Once upon a time. A slightly younger boobiechick did running. It started out terribly. I had no clothes for it, no shoes for it. I ran in the dark because that felt more comfortable, less in the spotlight. I was afraid (of my inevitable failure) every time I set a foot out the door and was disappointed at my results every time I set it back inside.
But then something changed.
I was getting more energy. It started to not suck so much. I still couldn’t keep up with what the silly app was telling me I ‘should’ be able to do by that point, but I was achieving better results than before. I’d never been an athletic person and I liked that feeling. I ended up running a 5K with a friend and later that year, I ran 10 miles. I did so with a bum knee (don’t go from 6k to 16k in a 2 week timespan, it’s a bad idea) and walked most of it. But I did finish.
That was 3 years ago.
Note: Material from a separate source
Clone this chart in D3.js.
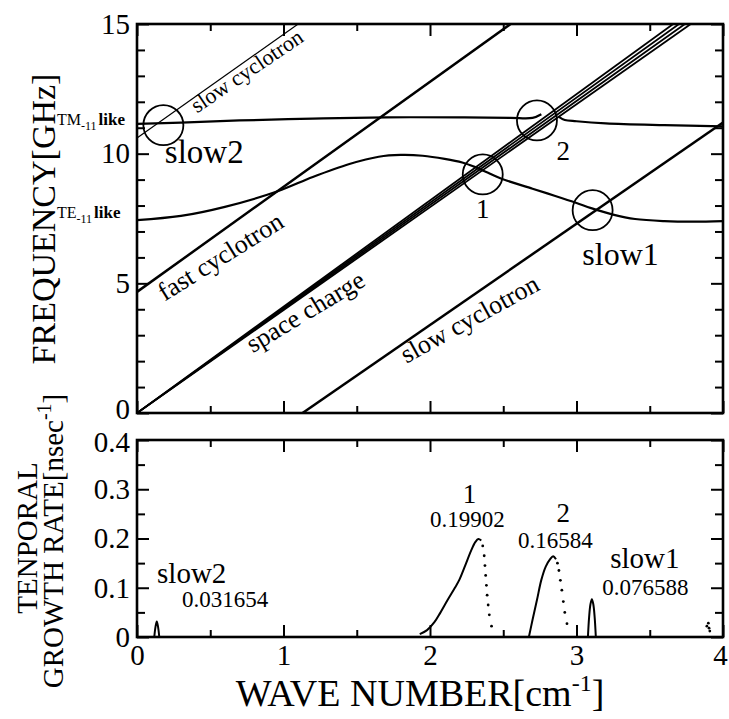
<!DOCTYPE html>
<html>
<head>
<meta charset="utf-8">
<script src="https://cdn.jsdelivr.net/npm/d3@7"></script>
<style>
  body { margin: 0; background: #fff; }
  text { font-family: "Liberation Serif", "Times New Roman", serif; fill: #000; }
</style>
</head>
<body>
<div id="container"></div>
<script>
// ---------- data ----------
// dispersion curves, [wave number cm^-1, frequency GHz]
let teCurve = [[0,7.44],[0.3,7.6],[0.6,7.95],[0.96,8.55],[1.2,9.1],[1.45,9.6],[1.65,9.88],[1.8,9.95],
  [1.95,9.92],[2.1,9.8],[2.22,9.66],[2.3,9.5],[2.38,9.3],[2.48,9.05],[2.7,8.65],[2.85,8.38],
  [3.0,8.1],[3.1,7.9],[3.25,7.65],[3.4,7.48],[3.6,7.4],[3.8,7.38],[4.0,7.4]];
let tmLeft = [[0,11.15],[0.3,11.2],[0.7,11.28],[1.2,11.35],[1.7,11.4],[2.2,11.4],[2.55,11.38],[2.7,11.38],[2.76,11.52]];
let tmRight = [[2.88,11.42],[2.92,11.3],[3.0,11.25],[3.2,11.17],[3.6,11.1],[4.0,11.05]];
let slowCycUpper = [[0,10.6],[1.1,15]];
let fastCyc = [[0,4.67],[2.55,15]];
let slowCycLower = [[1.13,0],[4,11.2]];
let spaceCharge = [
  [[0,0],[3.78,15]],
  [[0,0],[3.74,15]],
  [[0,0],[3.70,15]],
  [[0,0],[3.66,15]]
];
// circled crossing points
let circleK = [0.18, 2.36, 2.73, 3.11];
let circleF = [11.1, 9.2, 11.28, 7.82];

// growth rate, [wave number, rate nsec^-1]
let peak1Solid = [[1.93,0.006],[1.98,0.014],[2.03,0.03],[2.07,0.049],[2.12,0.075],[2.17,0.1],[2.2,0.116],
  [2.24,0.145],[2.28,0.175],[2.31,0.193],[2.33,0.199],[2.35,0.196]];
let peak1Dots = [[2.36,0.185],[2.37,0.165],[2.375,0.145],[2.38,0.125],[2.385,0.105],[2.39,0.085],
  [2.397,0.065],[2.405,0.045],[2.42,0.022]];
let peak2Solid = [[2.675,0.0],[2.70,0.035],[2.73,0.075],[2.76,0.116],[2.79,0.143],[2.82,0.158],[2.84,0.164],[2.86,0.158]];
let peak2Dots = [[2.87,0.15],[2.88,0.135],[2.89,0.115],[2.90,0.095],[2.91,0.072],[2.92,0.05],[2.935,0.027]];
let slow1Peak = [[3.078,0],[3.086,0.04],[3.095,0.066],[3.105,0.0766],[3.115,0.066],[3.124,0.04],[3.132,0]];
let slow2Peak = [[0.118,0],[0.126,0.02],[0.135,0.0317],[0.144,0.02],[0.152,0]];
let blipDots = [[3.89,0.022],[3.9,0.028],[3.905,0.018],[3.91,0.012]];

// axis ticks
let kMajor = [0,1,2,3,4];
let kMinor = [0.5,1.5,2.5,3.5];
let fMajor = [0,5,10,15];
let fMinor = [1,2,3,4,6,7,8,9,11,12,13,14];
let gMajor = [0,0.1,0.2,0.3,0.4];
let gMinor = [0.05,0.15,0.25,0.35];

// text labels
let topNotes = [
  {t:"slow2", k:0.19, f:9.63, size:33, anchor:"start"},
  {t:"slow1", k:3.04, f:5.7, size:32, anchor:"start"},
  {t:"1", k:2.36, f:7.51, size:27, anchor:"middle"},
  {t:"2", k:2.91, f:9.74, size:27, anchor:"middle"}
];
let slantNotes = [
  {t:"slow cyclotron", k:0.41, f:11.55, size:22, rot:-34},
  {t:"fast cyclotron", k:0.19, f:4.3, size:26, rot:-32},
  {t:"space charge", k:0.79, f:2.3, size:26, rot:-31},
  {t:"slow cyclotron", k:1.84, f:1.9, size:26, rot:-29}
];
let botNotes = [
  {t:"slow2", k:0.137, g:0.11, size:29, anchor:"start"},
  {t:"0.031654", k:0.307, g:0.061, size:23, anchor:"start"},
  {t:"1", k:2.27, g:0.272, size:27, anchor:"middle"},
  {t:"0.19902", k:2.0, g:0.223, size:23, anchor:"start"},
  {t:"2", k:2.91, g:0.2335, size:27, anchor:"middle"},
  {t:"0.16584", k:2.6, g:0.181, size:23, anchor:"start"},
  {t:"slow1", k:3.23, g:0.14, size:29, anchor:"start"},
  {t:"0.076588", k:3.175, g:0.085, size:23, anchor:"start"}
];

// ---------- layout ----------
let w = 729;
let h = 719;
let lineW = 2.5;
let serif = '"Liberation Serif", "Times New Roman", serif';

let svg = d3.select("#container").append("svg")
  .attr("width", w)
  .attr("height", h)
  .style("background-color", "white");

let x = d3.scaleLinear().domain([0, 4]).range([137, 723]);
let yTop = d3.scaleLinear().domain([0, 15]).range([413, 24]);
let yBot = d3.scaleLinear().domain([0, 0.4]).range([637, 440]);

svg.append("clipPath").attr("id", "clipTop")
  .append("rect")
  .attr("x", x(0)).attr("y", yTop(15))
  .attr("width", x(4) - x(0)).attr("height", yTop(0) - yTop(15));

function drawTicks(g, scaleX, scaleY, labelX, labelY, yFmt) {
  let x0 = scaleX.range()[0], x1 = scaleX.range()[1];
  let y0 = scaleY.range()[0], y1 = scaleY.range()[1];
  // x ticks bottom & top, pointing inward
  g.append("g").attr("class", "xlab").attr("transform", `translate(0,${y0})`)
    .call(d3.axisBottom(scaleX).tickValues(kMajor).tickSize(-12).tickPadding(7).tickFormat(labelX ? d3.format("d") : ""));
  g.append("g").attr("transform", `translate(0,${y0})`)
    .call(d3.axisBottom(scaleX).tickValues(kMinor).tickSize(-7).tickFormat(""));
  g.append("g").attr("transform", `translate(0,${y1})`)
    .call(d3.axisTop(scaleX).tickValues(kMajor).tickSize(-12).tickFormat(""));
  g.append("g").attr("transform", `translate(0,${y1})`)
    .call(d3.axisTop(scaleX).tickValues(kMinor).tickSize(-7).tickFormat(""));
  // y ticks left & right
  g.append("g").attr("class", "ylab").attr("transform", `translate(${x0},0)`)
    .call(d3.axisLeft(scaleY).tickValues(labelY.major).tickSize(-12).tickPadding(7).tickFormat(yFmt));
  g.append("g").attr("transform", `translate(${x0},0)`)
    .call(d3.axisLeft(scaleY).tickValues(labelY.minor).tickSize(-8).tickFormat(""));
  g.append("g").attr("transform", `translate(${x1},0)`)
    .call(d3.axisRight(scaleY).tickValues(labelY.major).tickSize(-12).tickFormat(""));
  g.append("g").attr("transform", `translate(${x1},0)`)
    .call(d3.axisRight(scaleY).tickValues(labelY.minor).tickSize(-8).tickFormat(""));
  g.selectAll(".domain").remove();
  g.selectAll("g").attr("font-family", serif).attr("font-size", 29);
  g.selectAll(".tick line").attr("stroke", "#000").attr("stroke-width", 2);
  g.selectAll(".tick text").attr("fill", "#000").style("font-family", serif).style("font-size", "29px");
  // frame
  g.append("rect")
    .attr("x", x0).attr("y", y1)
    .attr("width", x1 - x0).attr("height", y0 - y1)
    .attr("fill", "none").attr("stroke", "#000").attr("stroke-width", 2.6);
}

// ---------- top panel ----------
let topPanel = svg.append("g");
let lineTop = d3.line().x(d => x(d[0])).y(d => yTop(d[1]));
let smoothTop = d3.line().x(d => x(d[0])).y(d => yTop(d[1])).curve(d3.curveCatmullRom);
let curves = topPanel.append("g").attr("clip-path", "url(#clipTop)");

curves.append("path").datum(slowCycUpper).attr("d", lineTop)
  .attr("fill", "none").attr("stroke", "#000").attr("stroke-width", 1.2);
[fastCyc, slowCycLower].forEach(function(seg){
  curves.append("path").datum(seg).attr("d", lineTop)
    .attr("fill", "none").attr("stroke", "#000").attr("stroke-width", lineW);
});
spaceCharge.forEach(function(seg){
  curves.append("path").datum(seg).attr("d", lineTop)
    .attr("fill", "none").attr("stroke", "#000").attr("stroke-width", 1.8);
});
[teCurve, tmLeft, tmRight].forEach(function(seg){
  curves.append("path").datum(seg).attr("d", smoothTop)
    .attr("fill", "none").attr("stroke", "#000").attr("stroke-width", 2.2);
});

topPanel.selectAll(".ring").data(circleK).enter()
  .append("circle")
  .attr("class", "ring")
  .attr("cx", d => x(d))
  .attr("cy", (d, i) => yTop(circleF[i]))
  .attr("r", 20)
  .attr("fill", "none").attr("stroke", "#000").attr("stroke-width", 1.8);

drawTicks(topPanel, x, yTop, false, {major: fMajor, minor: fMinor}, d3.format("d"));
// lift the "0" a little so it clears the lower panel's "0.4"
topPanel.selectAll(".ylab .tick text").filter(d => d === 0).attr("y", -4);

topPanel.selectAll(".note").data(topNotes).enter()
  .append("text")
  .attr("x", d => x(d.k)).attr("y", d => yTop(d.f))
  .attr("text-anchor", d => d.anchor)
  .style("font-size", d => d.size + "px")
  .text(d => d.t);

topPanel.selectAll(".slant").data(slantNotes).enter()
  .append("text")
  .attr("transform", d => `translate(${x(d.k)},${yTop(d.f)}) rotate(${d.rot})`)
  .style("font-size", d => d.size + "px")
  .text(d => d.t);

// mode labels left of the axis
function modeLabel(name, f) {
  let t = topPanel.append("text").attr("x", 57).attr("y", yTop(f) + 9);
  t.append("tspan").style("font-size", "16px").text(name);
  t.append("tspan").attr("dy", 5).style("font-size", "12px").text("-11");
  t.append("tspan").attr("dy", -5).attr("dx", 2).style("font-size", "17px").style("font-weight", "bold").text("like");
}
modeLabel("TM", 11.45);
modeLabel("TE", 7.85);

svg.append("text")
  .attr("transform", `translate(55,219) rotate(-90)`)
  .attr("text-anchor", "middle")
  .style("font-size", "34px")
  .text("FREQUENCY[GHz]");

// ---------- bottom panel ----------
let botPanel = svg.append("g");
let lineBot = d3.line().x(d => x(d[0])).y(d => yBot(d[1])).curve(d3.curveCatmullRom);

[peak1Solid, peak2Solid, slow1Peak, slow2Peak].forEach(function(seg){
  botPanel.append("path").datum(seg).attr("d", lineBot)
    .attr("fill", "none").attr("stroke", "#000").attr("stroke-width", 2);
});
botPanel.selectAll(".dot").data(peak1Dots.concat(peak2Dots, blipDots)).enter()
  .append("circle")
  .attr("class", "dot")
  .attr("cx", d => x(d[0])).attr("cy", d => yBot(d[1]))
  .attr("r", 1.4).attr("fill", "#000");

drawTicks(botPanel, x, yBot, true, {major: gMajor, minor: gMinor}, d => d === 0 ? "0" : d.toFixed(1));
botPanel.selectAll(".ylab .tick text").filter(d => d === 0.4).attr("y", 2);
// keep the last x label inside the window
botPanel.selectAll(".xlab .tick text").filter(d => d === 4).attr("x", -3);

botPanel.selectAll(".note").data(botNotes).enter()
  .append("text")
  .attr("x", d => x(d.k)).attr("y", d => yBot(d.g))
  .attr("text-anchor", d => d.anchor)
  .style("font-size", d => d.size + "px")
  .text(d => d.t);

let yt = svg.append("text")
  .attr("transform", `translate(63,541) rotate(-90)`)
  .attr("text-anchor", "middle")
  .style("font-size", "29px");
yt.append("tspan").text("GROWTH RATE[nsec");
yt.append("tspan").attr("dy", -12).style("font-size", "20px").text("-1");
yt.append("tspan").attr("dy", 12).text("]");

svg.append("text")
  .attr("transform", `translate(37,538) rotate(-90)`)
  .attr("text-anchor", "middle")
  .style("font-size", "29px")
  .text("TENPORAL");

let xt = svg.append("text")
  .attr("x", 420).attr("y", 706)
  .attr("text-anchor", "middle")
  .style("font-size", "38px");
xt.append("tspan").text("WAVE NUMBER[cm");
xt.append("tspan").attr("dy", -15).style("font-size", "24px").text("-1");
xt.append("tspan").attr("dy", 15).text("]");
</script>
</body>
</html>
Fast forward to today: I haven’t ran in 2 years at least, I spent much of the past months in bed. I lost 24 pounds and although I’m slowly starting to get a bit better (I’m eating a shitload, I have bits more energy, I’m less depressed) I’m still weaker than I used to be. Burnt out. And my bed is still often slept on. So my therapist suggested running therapy. To increase my fitness and give me some more energy. I’m constantly afraid of getting tired, of being left without energy, so that’s a good idea. I talked to the therapist/trainer who I’d be working with and after having discussed what was holding me back I decided to start with a 1 on 1 session next week. I could also do a group thing but for some reason it seemed even more ‘therapy-y’? I don’t know.. For some reason every time my therapist offers additional ideas (mindfulness is one, running therapy the other, group therapy might be a thing at some point) I tend to be a bit.. resistant. So I’m wondering..
Has anyone here ever done something like this? What was it like? Did it help? I’m kind of nervous about it.
Also OT if you want! What’s up today?